Washington quer que os seus aliados excluam a Huawei, maior produtora mundial de equipamentos de telecoms, argumentando que o uso do seu 'kit' cria o potencial de espionagem pela China - uma alegação negada sistematicamente pela Huawei e por Pequim.
No entanto, o ministro das Infraestruturas, Pedro Nuno Santos, confirmou à Reuters que tinha ouvido que a Huawei seria deixada de parte, acrescentando que a decisão "nada tem a ver com as opções ou imposições do Governo português, que, nesta matéria, se encontra absolutamente alinhado com as orientações europeias".
"A priori, não temos problemas com nenhum dos fabricantes", explicou o ministro, dizendo também que, de acordo com o grupo de trabalho criado pelo Governo para estudar os riscos e as questões de cibersegurança relacionados com a tecnologia 5G, não houve qualquer conclusão que apontasse para problemas com algum fabricante em particular.
A Huawei contatada pela Renascença afirmou que não comenta a decisão portuguesa e as implicações que terá no negócio em Portugal.
"Não há provas de espionagem pela Huawei"
António Rodrigues, investigador e professor de telecomunicações do IST, explica à Renascença que "não existem provas de que a China, em particular, a Huawei faz espionagem, nem há provas de que não faça, mas há uma grande relutância em empresas muito grandes em abandonar totalmente a hipótese Huawei".
"Neste momento, não me parece justificável, do ponto de visto tecnológico ou técnico, que seja necessário não usar material Huawei pelo facto de haver esse perigo. Isto é uma decisão que caberá aos Governos tomar, é política", remata o investigador.
Este mês, o Governo britânico ordenou as suas operadoras de telemóvel a removerem todo o equipamento da empresa chinesa usado na infraestrutura de telecomunicações 5G, até ao final de 2027.
A decisão foi tomada numa reunião do Conselho de Segurança Nacional presidida pelo primeiro-ministro, Boris Johnson, como resposta a sanções impostas pelos Estados Unidos à Huawei, em maio deste ano.
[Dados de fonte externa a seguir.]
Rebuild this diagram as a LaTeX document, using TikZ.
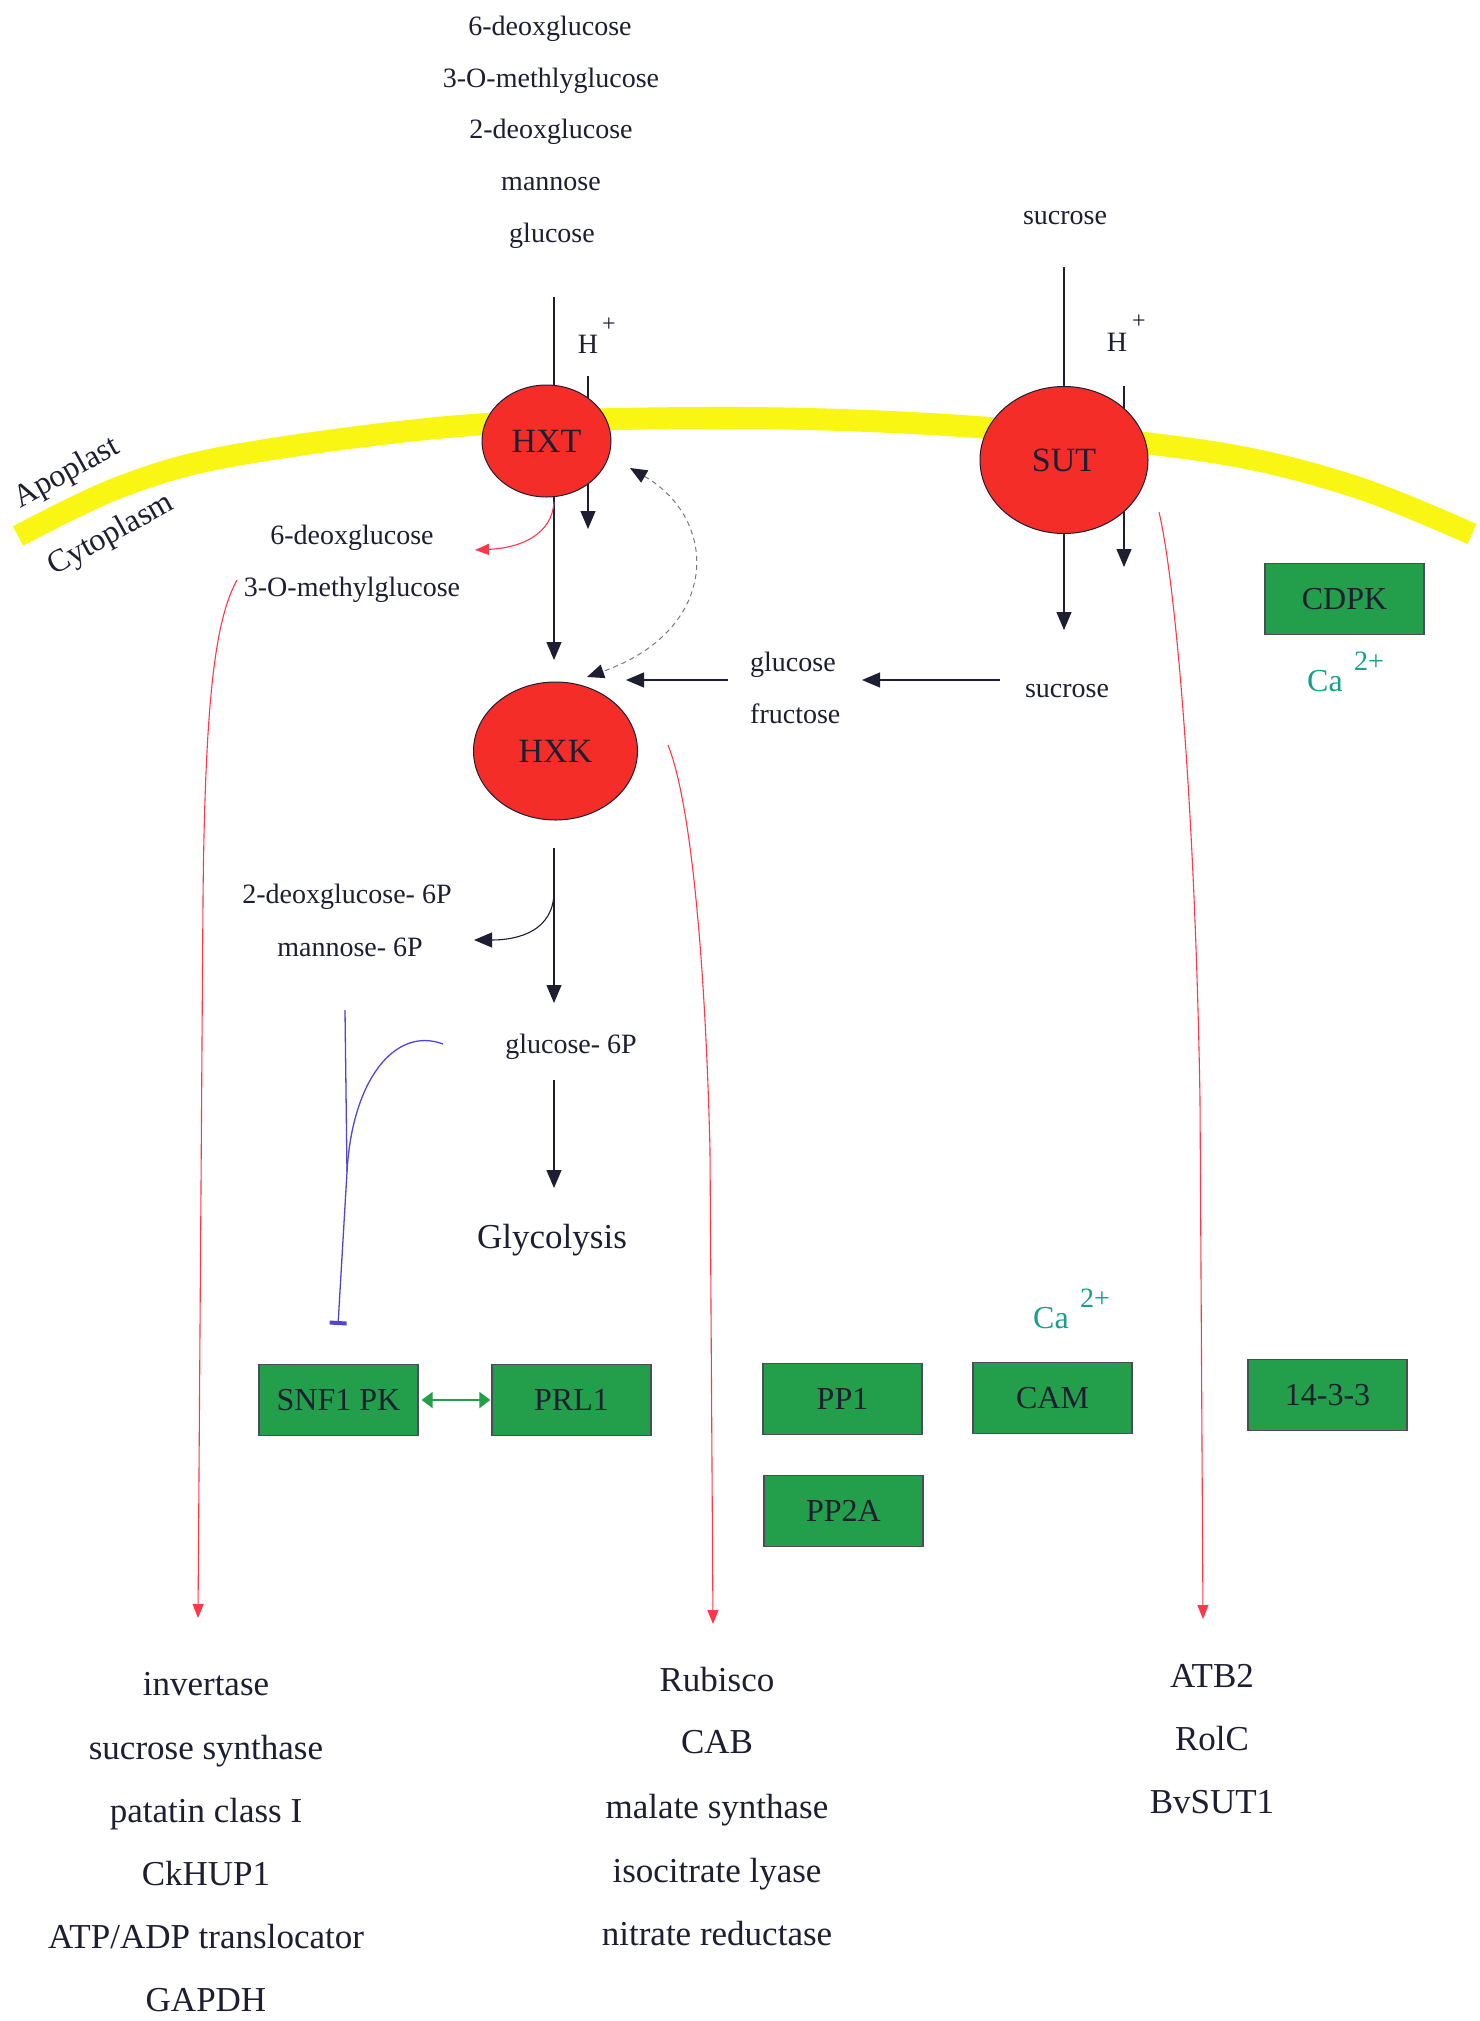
\documentclass[tikz,border=0pt]{standalone}
\usepackage{fontspec}
\setmainfont{Liberation Serif}
\usetikzlibrary{arrows.meta,shapes.geometric}
\definecolor{memb}{RGB}{250,246,20}
\definecolor{cellred}{RGB}{245,45,40}
\definecolor{boxgreen}{RGB}{35,158,75}
\definecolor{sigred}{RGB}{255,55,75}
\definecolor{inhblue}{RGB}{80,70,210}
\definecolor{tealc}{RGB}{20,160,140}
\definecolor{ink}{RGB}{30,30,50}
\tikzset{
 txt/.style={inner sep=0pt, text height=21pt, text depth=0pt, text=ink},
 fA/.style={font=\fontsize{28}{32}\selectfont},
 fB/.style={font=\fontsize{32}{36}\selectfont},
 fC/.style={font=\fontsize{35}{40}\selectfont},
 fS/.style={font=\fontsize{24}{28}\selectfont},
 prot/.style={ellipse, draw=ink, line width=1pt, fill=cellred, inner sep=0pt, text=ink, font=\fontsize{34}{40}\selectfont},
 gbox/.style={draw=ink!80, line width=1.2pt, fill=boxgreen, minimum width=159pt, minimum height=71pt, inner sep=0pt, text=ink, font=\fontsize{32}{38}\selectfont},
 arr/.style={draw=ink, line width=1.1pt, -{Triangle[length=18pt,width=15pt]}},
 redarr/.style={draw=sigred, line width=1.1pt, -{Triangle[length=14pt,width=11pt]}},
 inh/.style={draw=inhblue, line width=1.3pt},
}
\begin{document}
\begin{tikzpicture}[x=1pt,y=-1pt]
\useasboundingbox[fill=white] (0,0) rectangle (1480,2021);

% membrane
\draw[memb, line width=22pt] plot[smooth, tension=0.55] coordinates {(18,536) (120,487) (236,455) (472,425) (740,418) (976,427) (1212,452) (1353,486) (1472,534)};
\node[txt,fB,rotate=29] (apo) at (66,471) {Apoplast};
\node[txt,fB,rotate=29] (cyto) at (110,533) {Cytoplasm};

% top sugars
\node[txt,fA] (t1) at (550,25) {6-deoxglucose};
\node[txt,fA] (t2) at (551,77) {3-O-methlyglucose};
\node[txt,fA] (t3) at (551,128) {2-deoxglucose};
\node[txt,fA] (t4) at (551,180) {mannose};
\node[txt,fA] (t5) at (552,232) {glucose};
\node[txt,fA] (suc1) at (1065,214) {sucrose};

% H+ labels
\node[txt,fA] (h1) at (588,343) {H};
\node[txt,fS] (p1) at (609,321) {+};
\node[txt,fA] (h2) at (1117,341) {H};
\node[txt,fS] (p2) at (1139,318) {+};

% coordinates
\coordinate (gtop) at (554,297);
\coordinate (gend) at (554,660);
\coordinate (ha) at (588,376);
\coordinate (hb) at (588,529);
\coordinate (stop) at (1064,267);
\coordinate (send) at (1064,630);
\coordinate (sha) at (1124,386);
\coordinate (shb) at (1124,567);

% lines behind transporters
\draw[arr] (gtop) -- (gend);
\draw[arr] (ha) -- (hb);
\draw[arr] (stop) -- (send);
\draw[arr] (sha) -- (shb);

% transporters / enzymes
\node[prot, minimum width=129pt, minimum height=112pt] (HXT) at (546.5,441) {HXT};
\node[prot, minimum width=168pt, minimum height=147pt] (SUT) at (1064,460) {SUT};
\node[prot, minimum width=164pt, minimum height=138pt] (HXK) at (555.5,751) {HXK};

% left products after HXT
\node[txt,fA] (l1) at (352,534) {6-deoxglucose};
\node[txt,fA] (l2) at (352,586) {3-O-methylglucose};
\coordinate (ra) at (554,502);
\coordinate (rb) at (475,550);
\draw[redarr] (ra) .. controls (552,535) and (520,548) .. (rb);

% dashed double arrow
\coordinate (da) at (630,468);
\coordinate (db) at (587,677);
\draw[draw=ink!60, line width=1pt, dash pattern=on 5pt off 4pt,
  {Triangle[length=17pt,width=14pt,color=ink]}-{Triangle[length=17pt,width=14pt,color=ink]}]
  (da) .. controls (720,520) and (720,630) .. (db);

% glucose/fructose, sucrose
\node[txt,fA,anchor=west] (glc) at (750,661) {glucose};
\node[txt,fA,anchor=west] (fru) at (750,713) {fructose};
\node[txt,fA] (suc2) at (1067,687) {sucrose};
\coordinate (gfa) at (728,680);
\coordinate (gfb) at (626,680);
\draw[arr] (gfa) -- (gfb);
\coordinate (sua) at (1000,680);
\coordinate (sub) at (862,680);
\draw[arr] (sua) -- (sub);

% CDPK
\node[gbox] (CDPK) at (1344.5,599) {CDPK};
\node[txt,fB,text=tealc] (ca1) at (1325,681) {Ca};
\node[txt,fA,text=tealc] (ca1s) at (1369,660) {2+};

% below HXK
\coordinate (ka) at (554,848);
\coordinate (kb) at (554,1003);
\draw[arr] (ka) -- (kb);
\coordinate (kc) at (554,893);
\coordinate (kd) at (474,940);
\draw[arr] (kc) .. controls (553,930) and (520,940) .. (kd);
\node[txt,fA] (d6p) at (347,893) {2-deoxglucose- 6P};
\node[txt,fA] (m6p) at (350,946) {mannose- 6P};
\node[txt,fA] (g6p) at (571,1043) {glucose- 6P};
\coordinate (ga) at (554,1080);
\coordinate (gb) at (554,1188);
\draw[arr] (ga) -- (gb);
\node[txt,fC] (gly) at (552,1238) {Glycolysis};

% inhibition
\coordinate (ia) at (345,1010);
\coordinate (ij) at (347,1172);
\coordinate (ib) at (443,1044);
\coordinate (ie) at (338,1325);
\draw[inh] (ia) -- (ij);
\draw[inh, -{Bar[width=17pt,line width=4pt]}] (ib) .. controls (395,1026) and (352,1080) .. (ij) -- (ie);

% green boxes
\node[gbox] (SNF) at (338.5,1400) {SNF1 PK};
\node[gbox] (PRL) at (571.5,1400) {PRL1};
\node[gbox] (PP1) at (842.5,1399) {PP1};
\node[gbox] (CAM) at (1052.5,1398) {CAM};
\node[gbox] (F33) at (1327.5,1395) {14-3-3};
\node[gbox] (PP2A) at (843.5,1511) {PP2A};
\draw[draw=boxgreen, line width=2pt, {Triangle[length=11pt,width=16pt]}-{Triangle[length=11pt,width=16pt]}, shorten <=3pt, shorten >=1pt] (SNF.east) -- (PRL.west);
\node[txt,fB,text=tealc] (ca2) at (1051,1318) {Ca};
\node[txt,fA,text=tealc] (ca2s) at (1095,1297) {2+};

% red signalling curves
\coordinate (r1a) at (237,580);
\coordinate (r1b) at (198,1618);
\draw[redarr] (r1a) .. controls (215,620) and (205,700) .. (203,900) -- (r1b);
\coordinate (r2a) at (668,745);
\coordinate (r2b) at (713,1624);
\draw[redarr] (r2a) .. controls (690,800) and (705,950) .. (710,1150) -- (r2b);
\coordinate (r3a) at (1159,512);
\coordinate (r3b) at (1203,1619);
\draw[redarr] (r3a) .. controls (1175,580) and (1195,800) .. (1200,1100) -- (r3b);

% bottom lists
\node[txt,fC] (a1) at (206,1685) {invertase};
\node[txt,fC] (a2) at (206,1749) {sucrose synthase};
\node[txt,fC] (a3) at (206,1812) {patatin class I};
\node[txt,fC] (a4) at (206,1875) {CkHUP1};
\node[txt,fC] (a5) at (206,1938) {ATP/ADP translocator};
\node[txt,fC] (a6) at (206,2001) {GAPDH};
\node[txt,fC] (b1) at (717,1681) {Rubisco};
\node[txt,fC] (b2) at (717,1743) {CAB};
\node[txt,fC] (b3) at (717,1808) {malate synthase};
\node[txt,fC] (b4) at (717,1872) {isocitrate lyase};
\node[txt,fC] (b5) at (717,1935) {nitrate reductase};
\node[txt,fC] (c1) at (1212,1677) {ATB2};
\node[txt,fC] (c2) at (1212,1740) {RolC};
\node[txt,fC] (c3) at (1212,1803) {BvSUT1};
\end{tikzpicture}
\end{document}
Para Luís Correia, professor do IST e investigador do INESC e do INOV, "a questão dos perigos e dos ciberataques tem sido um pouco mal entendida."
"Há, de facto, e isso é público e notório, uma guerra comercial entre os Estados Unidos e a China. E como em qualquer guerra, usam-se as armas que estão disponíveis e uma delas, neste momento, é a tecnologia das comunicações móveis, a quinta geração", conclui, em entrevista à Renascença, Luís Correia.
De acordo com um estudo da Oxford Economics, publicado em junho, a restrição da Huawei na rede 5G por Portugal poderá aumentar o custo da construção da rede em 63 milhões de euros por ano.
"O nosso modelo sugere que restringir um participante importante pode aumentar o custo de construção da rede de 5G em 63 milhões de euros por ano na próxima década (19% dos custos base) no nosso cenário central", lê-se no estudo encomendado pela Huawei e que analisa 31 países europeus.
"Um mercado de infraestruturas 5G competitivo ajudaria a maximizar os ganhos da inovação tecnológica e do crescimento em Portugal", em clima de crise económica provocada pela pandemia da Covid-19.
Segundo o estudo os serviços da nova tecnologia poderiam "estimular a atividade económica em 3,7 mil milhões de euros no PIB e apoiar cerca de 127.300 empregos em Portugal".
Um crescimento económico menor por causa de atrasos do desenvolvimento do 5G, associado a um baixo crescimento tecnológico "reduz o PIB entre 100 milhões de euros e 1,1 mil milhões de euros" em 15 anos, considera o estudo.